We’ve all heard that saying, when you fall off, you have to get right back up on that horse. I’ve had horses. I’ve fallen off. I’ve had to get back up on and it is not easy. I think the phrase stays in our lexicon because if we think of life as the horse, we all fall off from time to time and getting back with what we want to do is difficult. I know I’m talking a lot lately about this kind of topic but it is all around me.
For me, this week the horse has been my long arm. I haven’t quilted anything in MONTHS. It could be almost a year but I’m afraid to look closely at the calendar. I was afraid it wouldn’t even turn on, let alone sew the way I need. I joined a FB group for owners of my particular software, hoping that I would get some inspiration and some direction from there too, but at the end of the day, it comes down to me putting a quilt on the machine and starting.
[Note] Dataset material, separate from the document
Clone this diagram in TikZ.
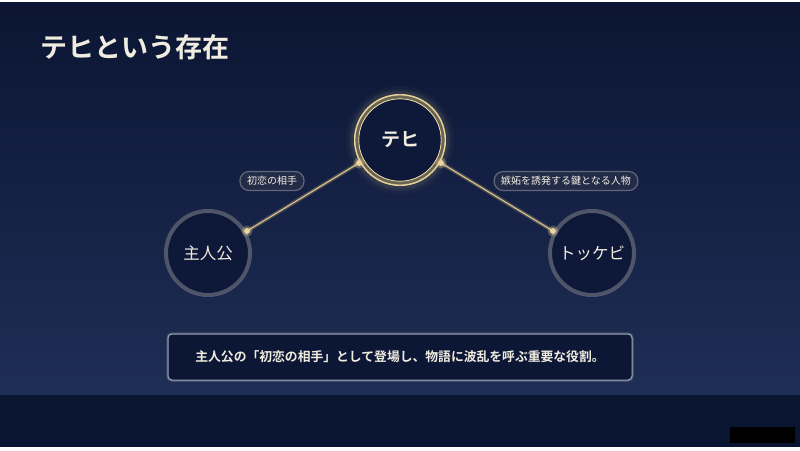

I made so many mistakes. Rookie mistakes. Measured my back the wrong way and made it too wide to fit the machine. Once I corrected the width, I didn’t have enough fabric for the length. Thank heavens for a giant stash, go in there, find another piece and insert it into the back. Ok back done. Load it on the machine. Oh look I forgot to cut off the selvedges. Ok I can do that as I load the back, just stop at each seam and cut them off. Each step of the way, I’m nervous and I’m worried but I keep going. I know that if I don’t do this quilt, I’m going to atrophy into someone who is so afraid of the machine that I won’t ever sew again. So I push forward.
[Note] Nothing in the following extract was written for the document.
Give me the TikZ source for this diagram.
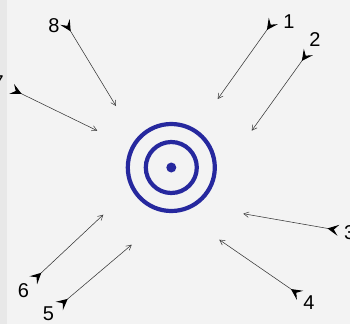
\documentclass[tikz,border=0pt]{standalone}
\usepackage{fontspec}
\setmainfont{Liberation Sans}
\usetikzlibrary{arrows.meta}
\definecolor{bg}{RGB}{243,243,243}
\definecolor{edge}{RGB}{232,232,232}
\definecolor{tblue}{RGB}{38,40,158}
\definecolor{ink}{RGB}{55,55,55}
\begin{document}
\begin{tikzpicture}[x=1pt,y=-1pt,
  shot/.style={draw=ink,line width=0.55pt,
    {Stealth[reversed,length=11pt,width=11pt,inset=4.5pt,fill=black,color=black,line width=1pt]}-{Straight Barb[length=5pt,width=5.5pt,line width=0.5pt]}},
  num/.style={font=\fontsize{20}{20}\selectfont,inner sep=0pt,text=black},
  ring/.style={circle,draw=tblue,line width=4.2pt,inner sep=0pt}]
\useasboundingbox (0,0) rectangle (350,324);
\clip (0,0) rectangle (350,324);
\fill[bg] (0,0) rectangle (350,324);
\fill[edge] (0,0) rectangle (7,324);
% target
\node[ring,minimum size=87pt] (outer) at (171.3,167.5) {};
\node[ring,minimum size=51pt] (inner) at (171.3,167.5) {};
\node[circle,fill=tblue,minimum size=10pt,inner sep=0pt] (bull) at (171.3,167.5) {};
% tails and heads
\coordinate (t1) at (273.3,21);   \coordinate (h1) at (217.7,99);
\coordinate (t2) at (308.3,52);   \coordinate (h2) at (251.7,130.7);
\coordinate (t3) at (338.3,230.3);\coordinate (h3) at (243.3,213.7);
\coordinate (t4) at (300,295.3);  \coordinate (h4) at (219.3,239.7);
\coordinate (t5) at (59.3,306);   \coordinate (h5) at (131.7,244.7);
\coordinate (t6) at (33.3,280.3); \coordinate (h6) at (103.3,214.7);
\coordinate (t7) at (11.7,89);    \coordinate (h7) at (97.3,130.7);
\coordinate (t8) at (65,22);      \coordinate (h8) at (116,106);
\foreach \i in {1,...,8} \draw[shot] (t\i) -- (h\i);
% labels
\node[num] (n1) at (289,21.5) {1};
\node[num] (n2) at (315,40) {2};
\node[num,anchor=west] (n3) at (344,233) {3};
\node[num] (n4) at (309,303) {4};
\node[num] (n5) at (48.5,314) {5};
\node[num] (n6) at (23.5,291) {6};
\node[num,anchor=east] (n7) at (4,83) {7};
\node[num] (n8) at (54,26) {8};
\end{tikzpicture}
\end{document}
Since it has been so long since I’ve used the machine I give it a thorough cleaning and oiling and change the needle. Thanks to the user group there was a great video and I did just what it said to do. Got things cleaned up and got my quilt loaded and with HUGE amounts of trepidation, started to sew my first pass. It went better than I could have imagined. Everything worked. So I turned everything off and walked away. This morning I got up early and sewed two more passes. Again, things worked like they are supposed to. I still have two more passes before the quilt is done (it’s 98×98) but I’m getting back into the swing of things. But I’m on that horse again.
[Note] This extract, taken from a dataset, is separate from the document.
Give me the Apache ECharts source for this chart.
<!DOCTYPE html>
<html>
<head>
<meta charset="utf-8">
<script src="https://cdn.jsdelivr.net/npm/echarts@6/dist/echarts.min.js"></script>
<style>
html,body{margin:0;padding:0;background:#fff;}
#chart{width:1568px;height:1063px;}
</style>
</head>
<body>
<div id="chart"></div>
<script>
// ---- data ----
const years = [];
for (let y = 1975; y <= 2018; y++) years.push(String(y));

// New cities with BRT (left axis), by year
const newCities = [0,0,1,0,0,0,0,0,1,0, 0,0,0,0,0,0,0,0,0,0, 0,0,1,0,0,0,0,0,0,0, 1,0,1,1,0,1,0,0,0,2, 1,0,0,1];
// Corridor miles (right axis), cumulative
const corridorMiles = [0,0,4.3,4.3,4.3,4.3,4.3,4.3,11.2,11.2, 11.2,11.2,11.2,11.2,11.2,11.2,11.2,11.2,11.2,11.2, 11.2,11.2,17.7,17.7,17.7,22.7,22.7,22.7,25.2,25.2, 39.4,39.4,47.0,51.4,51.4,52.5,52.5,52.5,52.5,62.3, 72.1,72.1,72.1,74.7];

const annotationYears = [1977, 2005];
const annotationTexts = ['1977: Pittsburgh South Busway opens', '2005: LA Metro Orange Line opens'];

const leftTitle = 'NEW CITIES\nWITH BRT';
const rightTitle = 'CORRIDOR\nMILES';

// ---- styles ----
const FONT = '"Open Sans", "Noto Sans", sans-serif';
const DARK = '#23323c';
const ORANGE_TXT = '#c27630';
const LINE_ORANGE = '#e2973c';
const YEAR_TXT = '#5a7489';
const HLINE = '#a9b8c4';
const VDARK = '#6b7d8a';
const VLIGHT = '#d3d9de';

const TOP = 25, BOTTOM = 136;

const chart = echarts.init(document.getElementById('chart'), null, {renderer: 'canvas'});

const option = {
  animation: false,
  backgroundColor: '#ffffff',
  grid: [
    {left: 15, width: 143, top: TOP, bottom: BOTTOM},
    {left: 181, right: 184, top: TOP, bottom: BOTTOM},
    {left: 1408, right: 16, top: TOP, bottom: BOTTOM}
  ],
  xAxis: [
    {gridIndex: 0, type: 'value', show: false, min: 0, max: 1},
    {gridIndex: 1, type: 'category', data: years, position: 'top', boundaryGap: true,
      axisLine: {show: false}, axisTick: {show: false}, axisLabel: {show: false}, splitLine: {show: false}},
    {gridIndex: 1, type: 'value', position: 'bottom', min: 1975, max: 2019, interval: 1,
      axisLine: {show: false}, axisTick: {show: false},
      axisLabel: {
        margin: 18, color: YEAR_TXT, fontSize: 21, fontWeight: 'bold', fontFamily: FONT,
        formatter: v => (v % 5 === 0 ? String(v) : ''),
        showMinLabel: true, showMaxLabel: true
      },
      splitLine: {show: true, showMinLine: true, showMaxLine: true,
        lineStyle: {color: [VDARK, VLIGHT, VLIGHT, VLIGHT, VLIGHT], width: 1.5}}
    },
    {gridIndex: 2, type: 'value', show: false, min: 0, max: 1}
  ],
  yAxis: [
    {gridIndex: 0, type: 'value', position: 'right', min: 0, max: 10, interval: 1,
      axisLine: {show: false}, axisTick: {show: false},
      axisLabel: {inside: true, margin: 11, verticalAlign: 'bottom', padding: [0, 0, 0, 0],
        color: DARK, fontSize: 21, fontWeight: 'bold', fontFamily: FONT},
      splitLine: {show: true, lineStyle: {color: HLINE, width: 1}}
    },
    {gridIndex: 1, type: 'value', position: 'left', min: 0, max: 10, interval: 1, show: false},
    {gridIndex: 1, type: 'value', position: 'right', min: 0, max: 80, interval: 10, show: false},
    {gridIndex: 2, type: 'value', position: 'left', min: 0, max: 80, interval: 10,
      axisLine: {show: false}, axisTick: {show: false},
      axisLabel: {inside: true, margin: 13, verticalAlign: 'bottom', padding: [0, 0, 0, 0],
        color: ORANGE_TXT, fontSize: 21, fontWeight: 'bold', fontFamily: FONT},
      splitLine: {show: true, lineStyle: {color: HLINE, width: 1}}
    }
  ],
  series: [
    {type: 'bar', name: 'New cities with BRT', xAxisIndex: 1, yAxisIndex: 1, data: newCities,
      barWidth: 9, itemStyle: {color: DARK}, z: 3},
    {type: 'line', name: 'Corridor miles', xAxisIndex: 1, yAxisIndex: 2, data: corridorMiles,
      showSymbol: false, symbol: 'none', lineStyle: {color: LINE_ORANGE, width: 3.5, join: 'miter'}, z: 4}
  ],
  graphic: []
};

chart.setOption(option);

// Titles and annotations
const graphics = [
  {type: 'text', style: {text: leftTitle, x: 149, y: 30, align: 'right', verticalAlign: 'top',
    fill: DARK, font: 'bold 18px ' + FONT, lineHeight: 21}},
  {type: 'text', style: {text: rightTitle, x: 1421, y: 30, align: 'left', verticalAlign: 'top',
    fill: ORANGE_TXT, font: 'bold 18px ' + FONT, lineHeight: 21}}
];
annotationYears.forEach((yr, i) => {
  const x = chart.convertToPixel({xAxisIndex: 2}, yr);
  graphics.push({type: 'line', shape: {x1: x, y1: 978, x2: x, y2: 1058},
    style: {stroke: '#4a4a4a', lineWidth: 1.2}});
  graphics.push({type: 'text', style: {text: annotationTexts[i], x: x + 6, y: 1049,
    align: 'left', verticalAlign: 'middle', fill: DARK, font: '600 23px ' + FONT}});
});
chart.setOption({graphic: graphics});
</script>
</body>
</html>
I am writing this post so that I can look back later on and remind myself that I can get back up on that horse. When life throws me a curve and I get away from doing the things I want, I can get back to it. I cannot let the fear of failure keep me from doing the things I love. I cannot let that fear overwhelm me to the point of atrophy. It may be slow and there will be mistakes, but each time, I just need to dust myself off, have a good talk with myself and get right back up on that horse.